Modeling and performance analysis of cambered wing-based piezoaeroelastic energy harvesters

Abstract

We investigate the effects of aerodynamic loads on the performance of wing-based piezoaeroelastic energy harvesters. The rigid airfoil consists of pitch and plunge degrees of freedom supported by flexural and torsional springs with a piezoelectric coupling attached to the plunge degree of freedom. The effects of aerodynamic loads are investigated by considering a camber in the airfoil. A two-dimensional unsteady vortex-lattice method (UVLM) is used to model the unsteady aerodynamic loads. An iterative scheme based on Hamming’s fourth-order predictor–corrector method is employed to solve the governing equations simultaneously and interactively. The effects of varying the camber, its location, and the nonlinear torsional spring coefficient are determined.
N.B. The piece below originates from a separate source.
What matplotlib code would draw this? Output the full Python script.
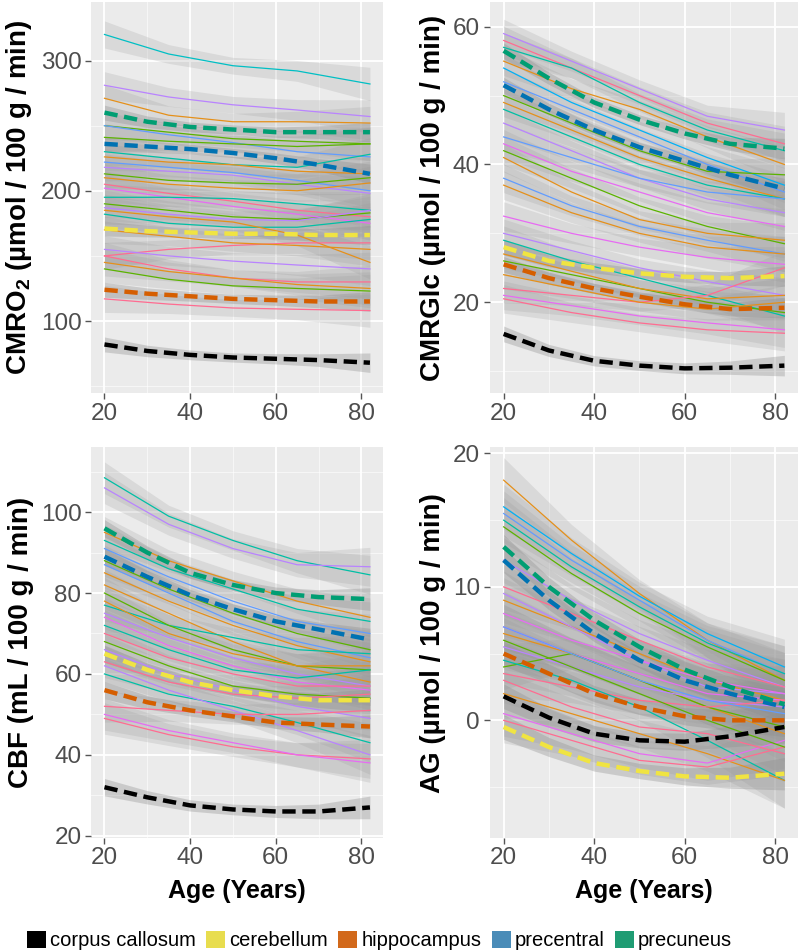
import numpy as np
import matplotlib
matplotlib.use("Agg")
import matplotlib.pyplot as plt
from matplotlib.patches import Patch
from matplotlib.ticker import MultipleLocator

plt.rcParams["font.family"] = ["Liberation Sans", "DejaVu Sans"]
plt.rcParams["mathtext.fontset"] = "custom"
plt.rcParams["mathtext.rm"] = "Liberation Sans"
plt.rcParams["mathtext.bf"] = "Liberation Sans:bold"

# ─── DATA ─────────────────────────────────────────────────────────────────────
REGIONS = ["corpus callosum", "cerebellum", "hippocampus", "precentral", "precuneus"]
AGES_DASH = [20, 30, 40, 50, 60, 70, 82]
AGES_THIN = [20, 35, 50, 65, 82]

# highlighted regions (dashed), values at AGES_DASH
CMRO2_DASHED = {
    "corpus callosum": [82, 77, 74, 72, 71, 70, 68],
    "cerebellum": [171, 169, 168, 167, 167, 166, 166],
    "hippocampus": [124, 121, 119, 117, 116, 115, 115],
    "precentral": [236, 234, 232, 229, 225, 220, 213],
    "precuneus": [260, 253, 249, 247, 245, 245, 245],
}
CMRGLC_DASHED = {
    "corpus callosum": [15.4, 13.0, 11.5, 10.8, 10.4, 10.5, 10.8],
    "cerebellum": [28.0, 26.0, 25.0, 24.2, 23.7, 23.5, 23.8],
    "hippocampus": [25.5, 23.5, 22.0, 20.8, 19.7, 19.0, 19.2],
    "precentral": [51.5, 48.0, 45.0, 42.5, 40.5, 38.5, 36.5],
    "precuneus": [56.5, 52.5, 49.0, 46.5, 44.5, 43.0, 42.3],
}
CBF_DASHED = {
    "corpus callosum": [32, 29.5, 27.5, 26.5, 26, 26, 27],
    "cerebellum": [65, 61, 58, 56, 54.5, 53.5, 53.5],
    "hippocampus": [56, 53, 51, 49.5, 48, 47.5, 47],
    "precentral": [89, 84, 79.5, 76, 73, 71, 68.5],
    "precuneus": [96, 90, 85, 82, 80, 79, 78.5],
}
AG_DASHED = {
    "corpus callosum": [1.8, 0.2, -1.0, -1.5, -1.6, -1.2, -0.5],
    "cerebellum": [-0.5, -2.0, -3.2, -3.8, -4.2, -4.3, -4.0],
    "hippocampus": [5.0, 3.5, 2.0, 1.0, 0.3, 0.0, 0.0],
    "precentral": [12.0, 9.0, 6.5, 4.5, 3.0, 2.0, 1.0],
    "precuneus": [13.0, 10.0, 7.5, 5.5, 3.8, 2.5, 1.2],
}

# other regions (thin), values at AGES_THIN
CMRO2_THIN = [
    [320, 305, 296, 292, 282], [281, 272, 266, 262, 257], [271, 258, 253, 253, 252],
    [250, 245, 240, 238, 236], [250, 243, 237, 230, 226], [241, 238, 236, 234, 236],
    [230, 225, 220, 218, 228], [226, 222, 220, 215, 213], [222, 218, 214, 208, 200],
    [218, 215, 212, 205, 198], [213, 208, 206, 205, 210], [210, 205, 202, 200, 206],
    [205, 198, 192, 185, 180], [202, 195, 188, 182, 175], [195, 195, 194, 190, 185],
    [190, 185, 180, 178, 183], [187, 182, 178, 177, 185], [182, 175, 172, 172, 178],
    [185, 180, 176, 166, 145], [150, 155, 158, 160, 160], [155, 150, 146, 143, 140],
    [150, 140, 133, 130, 130], [145, 138, 133, 128, 125], [140, 132, 127, 125, 123],
    [117, 113, 110, 109, 108], [170, 165, 160, 158, 155],
]
CMRO2_THIN_COLORS = "cpogbgtobpgoPmtgptoPpPogPo"

CMRGLC_THIN = [
    [59, 55, 51, 47, 45], [58, 54, 50, 46, 43], [57, 54, 49, 45, 42],
    [55, 51, 48, 44, 40], [54, 49, 45, 41, 37], [52, 48, 44, 40, 36],
    [50, 46, 42, 39, 38.5], [49, 45, 41, 38, 35], [48, 44, 40, 37, 35],
    [46, 42, 38, 35, 33], [44, 41, 38, 36, 35], [43, 39, 36, 33, 31],
    [42, 38, 34, 31, 28.5], [41, 36, 32, 30, 29], [38, 34, 31, 29, 27],
    [37, 33, 30, 28, 27], [32.5, 30, 28, 26.5, 25.5], [30, 27.5, 25, 23, 21],
    [29, 26, 23.5, 21, 18], [26, 24, 22, 20, 18.5], [27, 24.5, 22, 20.5, 21],
    [22, 21, 20, 21, 25], [21, 19.5, 18, 17, 16], [20.5, 18.5, 17, 16, 15.5],
    [24, 22, 20, 19, 20],
]
CMRGLC_THIN_COLORS = "pPtosbgotpbmgobomptgoPmPo"

CBF_THIN = [
    [108.5, 99, 93, 88, 84.5], [106, 97, 91, 87, 86.5], [95, 88, 83, 78, 74],
    [93, 86, 81, 76, 73], [91, 84, 78, 73, 70], [88, 81, 75, 70, 66],
    [85, 78, 72, 67, 63], [87, 80, 73, 68, 64], [82, 75, 68, 62, 58],
    [77, 72, 69, 66, 65], [80, 72, 66, 62, 61], [75, 69, 64, 60, 57],
    [74, 67, 62, 58, 56], [72, 66, 61, 59, 61], [70, 64, 60, 57, 57],
    [68, 62, 57, 55, 54], [66, 60, 56, 52, 49], [63, 58, 55, 54, 55],
    [60, 55, 52, 48, 43], [62, 56, 51, 46, 40], [52, 51, 50, 50, 51],
    [49, 45, 42, 40, 39], [50, 46, 43, 40, 38], [78, 70, 65, 62, 62],
]
CBF_THIN_COLORS = "tpotbgobotgpmtPgpPtpPPmo"

AG_THIN = [
    [18, 13.5, 9.5, 6, 3], [16, 12.5, 9.3, 6.5, 4], [15.5, 12, 9, 6, 3.5],
    [15, 11.5, 8.5, 5.8, 3.5], [14.5, 11, 8, 5.5, 3], [12, 9, 6.5, 4.5, 2.5],
    [10, 8, 6, 4, 2.5], [9, 7, 5, 3, 1.5], [9.5, 7, 4.5, 2.5, 2],
    [8, 6, 4.5, 3, 2], [7, 5, 3.5, 2, 1.5], [6.5, 5, 3, 1, -1],
    [4, 5, 3, 1, -0.5], [5.5, 4, 2.5, 1.5, 1], [3.5, 2.5, 1.5, 1, 1.5],
    [4.5, 3, 1, -1.5, -4.5], [2, 0.5, -1, -2.5, -4.5], [0, -1.5, -3, -3.5, -2],
    [0.5, -1, -2.5, -3.2, -1.5], [7, 5, 3, 1.5, 0.5], [6, 4, 2, 0, -2],
    [3, 1, -0.5, -1, -2.5],
]
AG_THIN_COLORS = "osbtgpPopmmogpPtoPmbgP"

# approximate confidence-band half widths (units of each measure)
CMRO2_BAND = 8
CMRGLC_BAND = 1.6
CBF_BAND = 3.0
AG_BAND = 1.3
# ──────────────────────────────────────────────────────────────────────────────

DASH_COLORS = {
    "corpus callosum": "#000000",
    "cerebellum": "#F0E442",
    "hippocampus": "#D55E00",
    "precentral": "#0072B2",
    "precuneus": "#009E73",
}
LEGEND_COLORS = ["#000000", "#E8DD4E", "#D2691B", "#4A8CB8", "#1F9C73"]
HUE = {
    "P": "#FF6C91", "o": "#E5901A", "g": "#5BB300", "t": "#00BFA5",
    "c": "#00BFC4", "s": "#00B0F6", "b": "#619CFF", "p": "#B983FF",
    "m": "#E76BF3",
}
BAND_SHAPE_THIN = np.array([1.3, 0.9, 0.8, 1.0, 1.6])
BAND_SHAPE_DASH = np.array([1.3, 1.0, 0.85, 0.8, 0.9, 1.1, 1.7])


def style_axes(ax, ylim, ymajor, xlabel):
    ax.set_facecolor("#EBEBEB")
    ax.set_xlim(16.9, 85.1)
    ax.set_ylim(*ylim)
    ax.xaxis.set_major_locator(MultipleLocator(20))
    ax.xaxis.set_minor_locator(MultipleLocator(10))
    ax.yaxis.set_major_locator(MultipleLocator(ymajor))
    ax.yaxis.set_minor_locator(MultipleLocator(ymajor / 2))
    ax.grid(which="major", color="white", lw=1.3)
    ax.grid(which="minor", color="white", lw=0.6, alpha=0.7)
    ax.set_axisbelow(True)
    for s in ax.spines.values():
        s.set_visible(False)
    ax.tick_params(which="major", length=4, width=1, color="#555555",
                   labelsize=17.5, labelcolor="#4D4D4D", pad=3)
    ax.tick_params(which="minor", length=0)
    if xlabel:
        ax.set_xlabel("Age (Years)", fontsize=18, fontweight="bold", labelpad=7)


def draw_panel(ax, thin, thin_colors, dashed, band):
    for vals in thin:
        v = np.array(vals, dtype=float)
        w = band * BAND_SHAPE_THIN
        ax.fill_between(AGES_THIN, v - w, v + w, color="#9A9A9A", alpha=0.22, lw=0)
    for vals, c in zip(thin, thin_colors):
        ax.plot(AGES_THIN, vals, color=HUE[c], lw=0.9)
    for name in REGIONS:
        v = np.array(dashed[name], dtype=float)
        w = band * 0.55 * BAND_SHAPE_DASH
        ax.fill_between(AGES_DASH, v - w, v + w, color="#8F8F8F", alpha=0.35, lw=0)
    for name in REGIONS:
        ax.plot(AGES_DASH, dashed[name], color=DASH_COLORS[name], lw=3.2,
                ls=(0, (3, 1.5)), dash_capstyle="butt")


fig = plt.figure(figsize=(8, 9.52), dpi=100)
ax1 = fig.add_axes([0.114, 0.587, 0.365, 0.411])
ax2 = fig.add_axes([0.612, 0.587, 0.386, 0.411])
ax3 = fig.add_axes([0.114, 0.120, 0.365, 0.410])
ax4 = fig.add_axes([0.612, 0.120, 0.386, 0.410])

draw_panel(ax1, CMRO2_THIN, CMRO2_THIN_COLORS, CMRO2_DASHED, CMRO2_BAND)
draw_panel(ax2, CMRGLC_THIN, CMRGLC_THIN_COLORS, CMRGLC_DASHED, CMRGLC_BAND)
draw_panel(ax3, CBF_THIN, CBF_THIN_COLORS, CBF_DASHED, CBF_BAND)
draw_panel(ax4, AG_THIN, AG_THIN_COLORS, AG_DASHED, AG_BAND)

style_axes(ax1, (44.6, 345), 100, False)
style_axes(ax2, (6.8, 63.6), 20, False)
style_axes(ax3, (19.5, 116), 20, True)
style_axes(ax4, (-8.8, 20.45), 10, True)

lab = dict(fontsize=20, fontweight="bold")
ax1.set_ylabel(r"CMRO$_\mathbf{2}$ (µmol / 100 g / min)", labelpad=5, **lab)
ax2.set_ylabel("CMRGlc (µmol / 100 g / min)", labelpad=5, **lab)
ax3.set_ylabel("CBF (mL / 100 g / min)", labelpad=5, **lab)
ax4.set_ylabel("AG (µmol / 100 g / min)", labelpad=5, **lab)

handles = [Patch(facecolor=c, edgecolor="none") for c in LEGEND_COLORS]
fig.legend(handles, REGIONS, loc="center left", bbox_to_anchor=(0.034, 0.012),
           ncol=5, frameon=False, fontsize=14.5, handlelength=0.95, handleheight=0.95,
           handletextpad=0.2, columnspacing=0.5, borderaxespad=0, borderpad=0)

fig.savefig("out.png", dpi=100)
The results show that, for small values of the camber location, the flutter speed changes greatly on increasing the camber of the airfoil. On the other hand, for large values of the camber location, the variation of the flutter speed when changing the camber is very negligible. We demonstrate that the symmetric airfoil case is the best configuration to design enhanced wing-based piezoaeroelastic energy harvesters. Furthermore, the results show that an increase in the camber results in a decrease in the level of the harvested power. For cambered airfoils, we demonstrate that an increase in the camber location leads to an increase in the level of the harvested power. The results show that an increase in the airfoil camber delays the appearance of a secondary Hopf bifurcation.